To improve the flow of eligibility information, state and local agencies may need to:
- Anticipate that the information will have to be repeated many times, and in many different ways.
- Expect workers to provide the information in their first interactions with recipients.
- Equip workers with a script to ensure that they cover the topic of eligibility in their meetings with recipients.

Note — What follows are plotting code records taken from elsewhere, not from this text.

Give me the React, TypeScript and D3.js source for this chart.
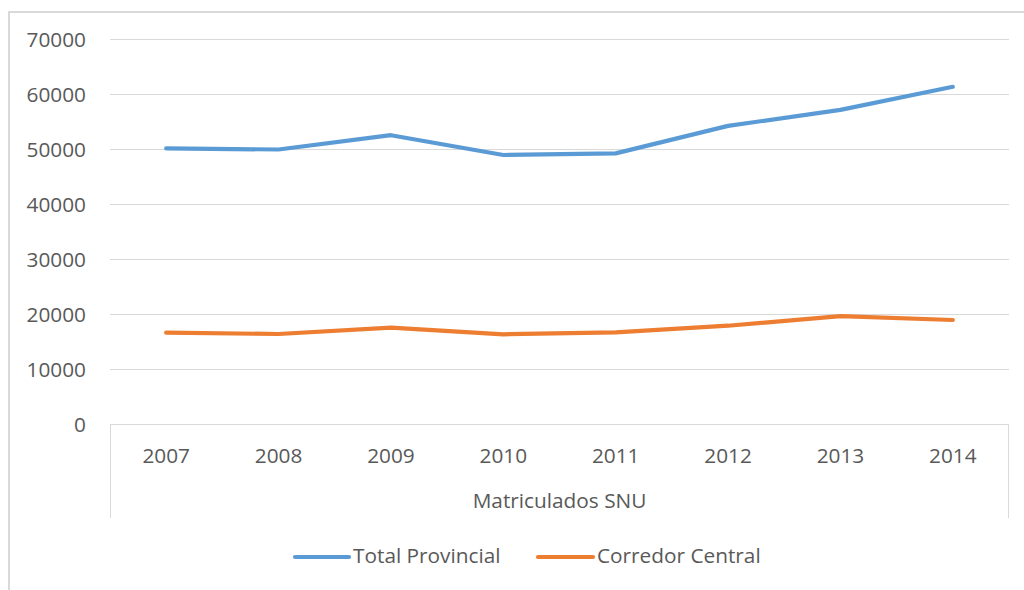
import React from "react";
import * as d3 from "d3";

const years = ["2007", "2008", "2009", "2010", "2011", "2012", "2013", "2014"];
const totalProvincial = [50200, 50000, 52600, 49000, 49300, 54300, 57200, 61400];
const corredorCentral = [16700, 16450, 17600, 16400, 16750, 17960, 19700, 19000];
const yTicks = [0, 10000, 20000, 30000, 40000, 50000, 60000, 70000];
const axisTitle = "Matriculados SNU";
const seriesNames = ["Total Provincial", "Corredor Central"];
const seriesColors = ["#5B9BD5", "#ED7D31"];

const W = 1024;
const H = 590;
const plotLeft = 110;
const plotRight = 1009;
const plotTop = 39.5;
const plotBottom = 424.5;
const FONT = "'Open Sans', 'Segoe UI', sans-serif";
const FS = 20.8;
const TEXT = "#595959";
const GRID = "#D9D9D9";

export default function App() {
  const x = d3.scaleBand<string>().domain(years).range([plotLeft, plotRight]).padding(0);
  const y = d3.scaleLinear().domain([0, 70000]).range([plotBottom, plotTop]);
  const cx = (yr: string) => (x(yr) as number) + x.bandwidth() / 2;
  const line = d3
    .line<number>()
    .x((_, i) => cx(years[i]))
    .y((d) => y(d))
    .curve(d3.curveLinear);
  const series = [totalProvincial, corredorCentral];

  return (
    <svg
      width={W}
      height={H}
      style={{ position: "absolute", left: 0, top: 0, background: "#fff", fontFamily: FONT }}
    >
      <rect x={0} y={0} width={W} height={H} fill="#fff" />
      <rect x={9} y={12} width={1200} height={800} fill="none" stroke={GRID} strokeWidth={2} />
      {yTicks.map((t) => (
        <g key={t}>
          {t > 0 && (
            <line x1={plotLeft} x2={plotRight} y1={y(t)} y2={y(t)} stroke={GRID} strokeWidth={1} />
          )}
          <text x={86} y={y(t) + 7.5} textAnchor="end" fontSize={FS} fill={TEXT}>
            {t}
          </text>
        </g>
      ))}
      <line x1={plotLeft} x2={plotRight} y1={plotBottom} y2={plotBottom} stroke={GRID} strokeWidth={1} />
      <line x1={plotLeft + 0.5} x2={plotLeft + 0.5} y1={plotBottom} y2={518} stroke={GRID} strokeWidth={1} />
      <line x1={plotRight - 0.5} x2={plotRight - 0.5} y1={plotBottom} y2={518} stroke={GRID} strokeWidth={1} />
      {years.map((yr) => (
        <text key={yr} x={cx(yr)} y={463} textAnchor="middle" fontSize={FS} fill={TEXT}>
          {yr}
        </text>
      ))}
      <text x={(plotLeft + plotRight) / 2} y={508} textAnchor="middle" fontSize={FS} fill={TEXT}>
        {axisTitle}
      </text>
      {series.map((s, i) => (
        <path
          key={i}
          d={line(s) || ""}
          fill="none"
          stroke={seriesColors[i]}
          strokeWidth={4.2}
          strokeLinecap="round"
          strokeLinejoin="round"
        />
      ))}
      {[
        { x1: 295, x2: 349, tx: 353 },
        { x1: 538, x2: 593, tx: 597 },
      ].map((l, i) => (
        <g key={i}>
          <line x1={l.x1} x2={l.x2} y1={557} y2={557} stroke={seriesColors[i]} strokeWidth={4.2} strokeLinecap="round" />
          <text x={l.tx} y={563} fontSize={FS} fill={TEXT}>
            {seriesNames[i]}
          </text>
        </g>
      ))}
    </svg>
  );
}
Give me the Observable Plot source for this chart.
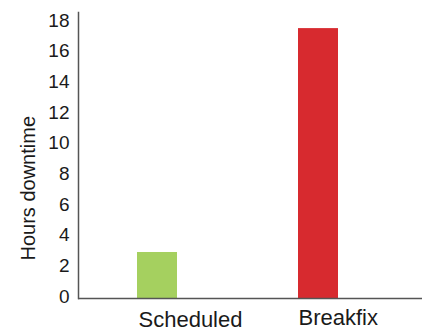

Incorporate this script (or other prompts) as a screen in the computerized eligibility system.
- Include mention of transitional Medicaid and possible continued food stamp eligibility in any “contract” or self-sufficiency plan the recipient is expected to sign; give the recipient a copy of the contract.
- Back up the oral communication with printed materials that recipients can take with them.
- Enlist the help of the media and community-based organizations in getting the word out.
- Provide training on transitional benefits to staff of all the divisions of the welfare agency who work with recipients, and to staff of outside agencies that provide welfare-to-work services.
- Inform staff at community agencies serving large numbers of welfare recipients, as well as at welfare advocacy organizations, about policies concerning continued eligibility for food stamps and Medicaid.
- Finally, we suggest that the Food and Nutrition Service, which administers the Food Stamp Program, could promote continued food stamp receipt among former TANF households by assisting states in their information dissemination efforts, by changing the quality control regulations to make quarterly reporting of income by working families the norm, and by reducing financial penalties imposed on states for overpayments made to working families. We recognize that some of these changes would require Congress to modify existing laws.
Our investigations indicate that states remain very concerned about meeting current federal quality control standards and keeping their error rates low. This concern drives them to adopt policies that might interfere with food stamp receipt (for example, requiring frequent face-to-face eligibility recertification and income reporting). We believe that there may well be a trade-off between keeping overpayments low and expanding food stamp aid to the working poor. As legislators prepare to debate the reauthorization of the Food Stamp Act, we suggest that the Food and Nutrition Service, Congress, the states, public auditors, and, ultimately, the American public may have to accept a somewhat higher level of food stamp overpayments as the “price” of greater income security for working families.
The new regulations are in keeping with these recommendations. Along with the three-month transitional food stamp benefit mentioned above, they allow states to eliminate the requirement that working families report modest income changes for six months at a time, thus providing states with an incentive to lengthen their food stamp certification periods. They require states to inform households losing cash benefits that they can continue to receive food stamps if they provide the needed information, and they give state agencies the option to suspend food stamp benefits for a month, rather than close the case altogether, if the information does not arrive in time.
As a final point, it is worth noting that while some of the new federal rules impose requirements on the states, other rules provide states with options to ease food stamp receipt that they are free to adopt or reject. States must now decide whether or not to adopt the options. If they decide in favor of a more generous approach, they must then put in place the measures — including revised procedures and staff training on the new procedures — that would make real the new initiatives to extend nutritional assistance to poor citizens.